──────── GIVEN MATERIAL
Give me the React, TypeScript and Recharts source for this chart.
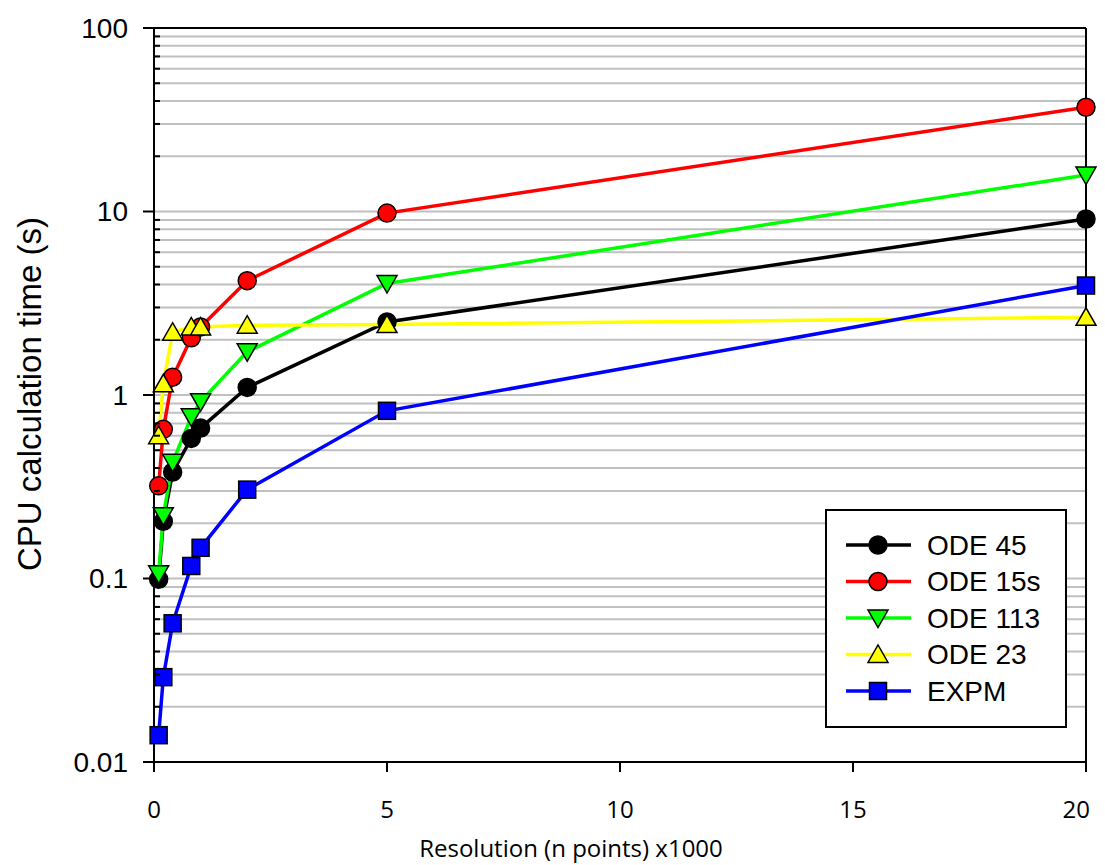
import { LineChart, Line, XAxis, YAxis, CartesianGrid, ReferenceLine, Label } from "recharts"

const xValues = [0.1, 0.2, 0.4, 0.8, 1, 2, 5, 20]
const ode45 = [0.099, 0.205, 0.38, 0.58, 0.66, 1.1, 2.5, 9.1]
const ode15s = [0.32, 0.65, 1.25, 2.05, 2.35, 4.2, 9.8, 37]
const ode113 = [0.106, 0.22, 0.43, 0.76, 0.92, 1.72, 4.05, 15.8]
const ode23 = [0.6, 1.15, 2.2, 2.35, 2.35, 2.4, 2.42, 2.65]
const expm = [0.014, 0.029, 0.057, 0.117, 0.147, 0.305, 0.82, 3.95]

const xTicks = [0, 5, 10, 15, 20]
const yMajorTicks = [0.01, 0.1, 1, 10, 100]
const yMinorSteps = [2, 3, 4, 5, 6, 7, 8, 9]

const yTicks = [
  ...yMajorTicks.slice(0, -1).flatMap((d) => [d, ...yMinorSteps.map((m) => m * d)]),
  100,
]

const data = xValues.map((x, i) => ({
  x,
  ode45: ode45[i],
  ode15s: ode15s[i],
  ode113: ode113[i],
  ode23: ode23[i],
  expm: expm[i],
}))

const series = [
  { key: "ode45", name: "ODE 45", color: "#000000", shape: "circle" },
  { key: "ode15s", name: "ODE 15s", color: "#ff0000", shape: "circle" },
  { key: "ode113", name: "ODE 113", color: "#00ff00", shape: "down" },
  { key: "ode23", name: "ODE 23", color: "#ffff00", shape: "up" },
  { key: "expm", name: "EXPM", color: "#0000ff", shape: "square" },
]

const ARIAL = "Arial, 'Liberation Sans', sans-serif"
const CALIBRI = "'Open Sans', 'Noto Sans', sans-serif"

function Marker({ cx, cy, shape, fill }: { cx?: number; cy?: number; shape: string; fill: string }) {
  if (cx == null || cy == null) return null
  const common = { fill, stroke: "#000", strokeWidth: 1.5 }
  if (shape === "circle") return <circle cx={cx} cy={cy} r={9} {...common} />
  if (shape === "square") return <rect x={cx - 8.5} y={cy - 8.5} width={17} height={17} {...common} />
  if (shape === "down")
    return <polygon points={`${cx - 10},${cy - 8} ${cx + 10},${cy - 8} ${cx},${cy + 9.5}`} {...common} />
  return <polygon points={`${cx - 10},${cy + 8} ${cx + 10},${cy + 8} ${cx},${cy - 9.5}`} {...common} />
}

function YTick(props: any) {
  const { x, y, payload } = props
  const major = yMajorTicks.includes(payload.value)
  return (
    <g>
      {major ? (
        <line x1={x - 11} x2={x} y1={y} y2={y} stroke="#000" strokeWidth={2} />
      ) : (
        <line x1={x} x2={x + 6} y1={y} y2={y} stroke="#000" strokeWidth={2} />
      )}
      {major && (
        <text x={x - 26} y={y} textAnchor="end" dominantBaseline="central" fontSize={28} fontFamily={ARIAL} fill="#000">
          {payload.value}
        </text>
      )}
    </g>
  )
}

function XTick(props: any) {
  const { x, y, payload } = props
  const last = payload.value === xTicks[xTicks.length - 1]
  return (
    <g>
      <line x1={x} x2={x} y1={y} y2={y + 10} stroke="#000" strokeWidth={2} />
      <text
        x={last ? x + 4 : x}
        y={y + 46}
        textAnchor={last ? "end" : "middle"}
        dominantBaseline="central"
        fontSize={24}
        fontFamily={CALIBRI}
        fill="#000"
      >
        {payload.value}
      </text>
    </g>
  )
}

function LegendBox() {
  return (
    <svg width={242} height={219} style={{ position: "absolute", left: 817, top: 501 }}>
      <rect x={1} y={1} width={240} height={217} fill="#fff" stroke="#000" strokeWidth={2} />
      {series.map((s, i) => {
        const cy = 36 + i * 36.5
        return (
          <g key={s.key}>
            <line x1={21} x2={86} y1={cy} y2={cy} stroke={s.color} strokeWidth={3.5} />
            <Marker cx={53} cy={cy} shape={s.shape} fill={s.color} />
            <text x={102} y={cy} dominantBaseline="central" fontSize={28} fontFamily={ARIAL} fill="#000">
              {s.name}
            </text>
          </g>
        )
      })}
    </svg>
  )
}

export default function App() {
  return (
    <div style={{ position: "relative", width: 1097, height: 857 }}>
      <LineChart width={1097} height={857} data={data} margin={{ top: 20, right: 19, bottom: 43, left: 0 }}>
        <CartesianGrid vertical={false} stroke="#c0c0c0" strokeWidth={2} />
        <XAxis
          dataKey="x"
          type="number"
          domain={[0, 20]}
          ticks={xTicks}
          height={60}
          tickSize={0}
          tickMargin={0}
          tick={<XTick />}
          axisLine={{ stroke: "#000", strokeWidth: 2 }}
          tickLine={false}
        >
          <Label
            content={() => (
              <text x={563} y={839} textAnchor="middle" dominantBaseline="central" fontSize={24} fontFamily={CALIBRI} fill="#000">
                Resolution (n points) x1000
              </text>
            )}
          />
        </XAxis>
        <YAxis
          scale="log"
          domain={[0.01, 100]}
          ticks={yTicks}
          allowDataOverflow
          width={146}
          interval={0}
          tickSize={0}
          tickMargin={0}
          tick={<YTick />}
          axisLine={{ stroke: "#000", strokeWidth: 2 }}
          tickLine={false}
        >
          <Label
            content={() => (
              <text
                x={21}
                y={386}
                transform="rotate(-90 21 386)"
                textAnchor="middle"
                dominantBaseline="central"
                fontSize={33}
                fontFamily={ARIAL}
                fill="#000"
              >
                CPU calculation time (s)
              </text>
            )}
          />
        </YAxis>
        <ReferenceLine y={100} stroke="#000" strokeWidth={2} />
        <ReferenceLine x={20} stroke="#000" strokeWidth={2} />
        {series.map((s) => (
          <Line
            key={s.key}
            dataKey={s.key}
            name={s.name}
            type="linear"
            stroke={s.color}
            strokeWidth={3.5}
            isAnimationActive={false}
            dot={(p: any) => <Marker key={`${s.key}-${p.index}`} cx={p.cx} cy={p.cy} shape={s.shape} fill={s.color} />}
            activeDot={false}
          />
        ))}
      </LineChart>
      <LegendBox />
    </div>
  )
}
────────────────
TASK REQUIREMENTS - All of the material above should be reproduced exactly, except the pictures.

RESULT OF THIS TASK -
Give me the React, TypeScript and Recharts source for this chart.
import { LineChart, Line, XAxis, YAxis, CartesianGrid, ReferenceLine, Label } from "recharts"

const xValues = [0.1, 0.2, 0.4, 0.8, 1, 2, 5, 20]
const ode45 = [0.099, 0.205, 0.38, 0.58, 0.66, 1.1, 2.5, 9.1]
const ode15s = [0.32, 0.65, 1.25, 2.05, 2.35, 4.2, 9.8, 37]
const ode113 = [0.106, 0.22, 0.43, 0.76, 0.92, 1.72, 4.05, 15.8]
const ode23 = [0.6, 1.15, 2.2, 2.35, 2.35, 2.4, 2.42, 2.65]
const expm = [0.014, 0.029, 0.057, 0.117, 0.147, 0.305, 0.82, 3.95]

const xTicks = [0, 5, 10, 15, 20]
const yMajorTicks = [0.01, 0.1, 1, 10, 100]
const yMinorSteps = [2, 3, 4, 5, 6, 7, 8, 9]

const yTicks = [
  ...yMajorTicks.slice(0, -1).flatMap((d) => [d, ...yMinorSteps.map((m) => m * d)]),
  100,
]

const data = xValues.map((x, i) => ({
  x,
  ode45: ode45[i],
  ode15s: ode15s[i],
  ode113: ode113[i],
  ode23: ode23[i],
  expm: expm[i],
}))

const series = [
  { key: "ode45", name: "ODE 45", color: "#000000", shape: "circle" },
  { key: "ode15s", name: "ODE 15s", color: "#ff0000", shape: "circle" },
  { key: "ode113", name: "ODE 113", color: "#00ff00", shape: "down" },
  { key: "ode23", name: "ODE 23", color: "#ffff00", shape: "up" },
  { key: "expm", name: "EXPM", color: "#0000ff", shape: "square" },
]

const ARIAL = "Arial, 'Liberation Sans', sans-serif"
const CALIBRI = "'Open Sans', 'Noto Sans', sans-serif"

function Marker({ cx, cy, shape, fill }: { cx?: number; cy?: number; shape: string; fill: string }) {
  if (cx == null || cy == null) return null
  const common = { fill, stroke: "#000", strokeWidth: 1.5 }
  if (shape === "circle") return <circle cx={cx} cy={cy} r={9} {...common} />
  if (shape === "square") return <rect x={cx - 8.5} y={cy - 8.5} width={17} height={17} {...common} />
  if (shape === "down")
    return <polygon points={`${cx - 10},${cy - 8} ${cx + 10},${cy - 8} ${cx},${cy + 9.5}`} {...common} />
  return <polygon points={`${cx - 10},${cy + 8} ${cx + 10},${cy + 8} ${cx},${cy - 9.5}`} {...common} />
}

function YTick(props: any) {
  const { x, y, payload } = props
  const major = yMajorTicks.includes(payload.value)
  return (
    <g>
      {major ? (
        <line x1={x - 11} x2={x} y1={y} y2={y} stroke="#000" strokeWidth={2} />
      ) : (
        <line x1={x} x2={x + 6} y1={y} y2={y} stroke="#000" strokeWidth={2} />
      )}
      {major && (
        <text x={x - 26} y={y} textAnchor="end" dominantBaseline="central" fontSize={28} fontFamily={ARIAL} fill="#000">
          {payload.value}
        </text>
      )}
    </g>
  )
}

function XTick(props: any) {
  const { x, y, payload } = props
  const last = payload.value === xTicks[xTicks.length - 1]
  return (
    <g>
      <line x1={x} x2={x} y1={y} y2={y + 10} stroke="#000" strokeWidth={2} />
      <text
        x={last ? x + 4 : x}
        y={y + 46}
        textAnchor={last ? "end" : "middle"}
        dominantBaseline="central"
        fontSize={24}
        fontFamily={CALIBRI}
        fill="#000"
      >
        {payload.value}
      </text>
    </g>
  )
}

function LegendBox() {
  return (
    <svg width={242} height={219} style={{ position: "absolute", left: 817, top: 501 }}>
      <rect x={1} y={1} width={240} height={217} fill="#fff" stroke="#000" strokeWidth={2} />
      {series.map((s, i) => {
        const cy = 36 + i * 36.5
        return (
          <g key={s.key}>
            <line x1={21} x2={86} y1={cy} y2={cy} stroke={s.color} strokeWidth={3.5} />
            <Marker cx={53} cy={cy} shape={s.shape} fill={s.color} />
            <text x={102} y={cy} dominantBaseline="central" fontSize={28} fontFamily={ARIAL} fill="#000">
              {s.name}
            </text>
          </g>
        )
      })}
    </svg>
  )
}

export default function App() {
  return (
    <div style={{ position: "relative", width: 1097, height: 857 }}>
      <LineChart width={1097} height={857} data={data} margin={{ top: 20, right: 19, bottom: 43, left: 0 }}>
        <CartesianGrid vertical={false} stroke="#c0c0c0" strokeWidth={2} />
        <XAxis
          dataKey="x"
          type="number"
          domain={[0, 20]}
          ticks={xTicks}
          height={60}
          tickSize={0}
          tickMargin={0}
          tick={<XTick />}
          axisLine={{ stroke: "#000", strokeWidth: 2 }}
          tickLine={false}
        >
          <Label
            content={() => (
              <text x={563} y={839} textAnchor="middle" dominantBaseline="central" fontSize={24} fontFamily={CALIBRI} fill="#000">
                Resolution (n points) x1000
              </text>
            )}
          />
        </XAxis>
        <YAxis
          scale="log"
          domain={[0.01, 100]}
          ticks={yTicks}
          allowDataOverflow
          width={146}
          interval={0}
          tickSize={0}
          tickMargin={0}
          tick={<YTick />}
          axisLine={{ stroke: "#000", strokeWidth: 2 }}
          tickLine={false}
        >
          <Label
            content={() => (
              <text
                x={21}
                y={386}
                transform="rotate(-90 21 386)"
                textAnchor="middle"
                dominantBaseline="central"
                fontSize={33}
                fontFamily={ARIAL}
                fill="#000"
              >
                CPU calculation time (s)
              </text>
            )}
          />
        </YAxis>
        <ReferenceLine y={100} stroke="#000" strokeWidth={2} />
        <ReferenceLine x={20} stroke="#000" strokeWidth={2} />
        {series.map((s) => (
          <Line
            key={s.key}
            dataKey={s.key}
            name={s.name}
            type="linear"
            stroke={s.color}
            strokeWidth={3.5}
            isAnimationActive={false}
            dot={(p: any) => <Marker key={`${s.key}-${p.index}`} cx={p.cx} cy={p.cy} shape={s.shape} fill={s.color} />}
            activeDot={false}
          />
        ))}
      </LineChart>
      <LegendBox />
    </div>
  )
}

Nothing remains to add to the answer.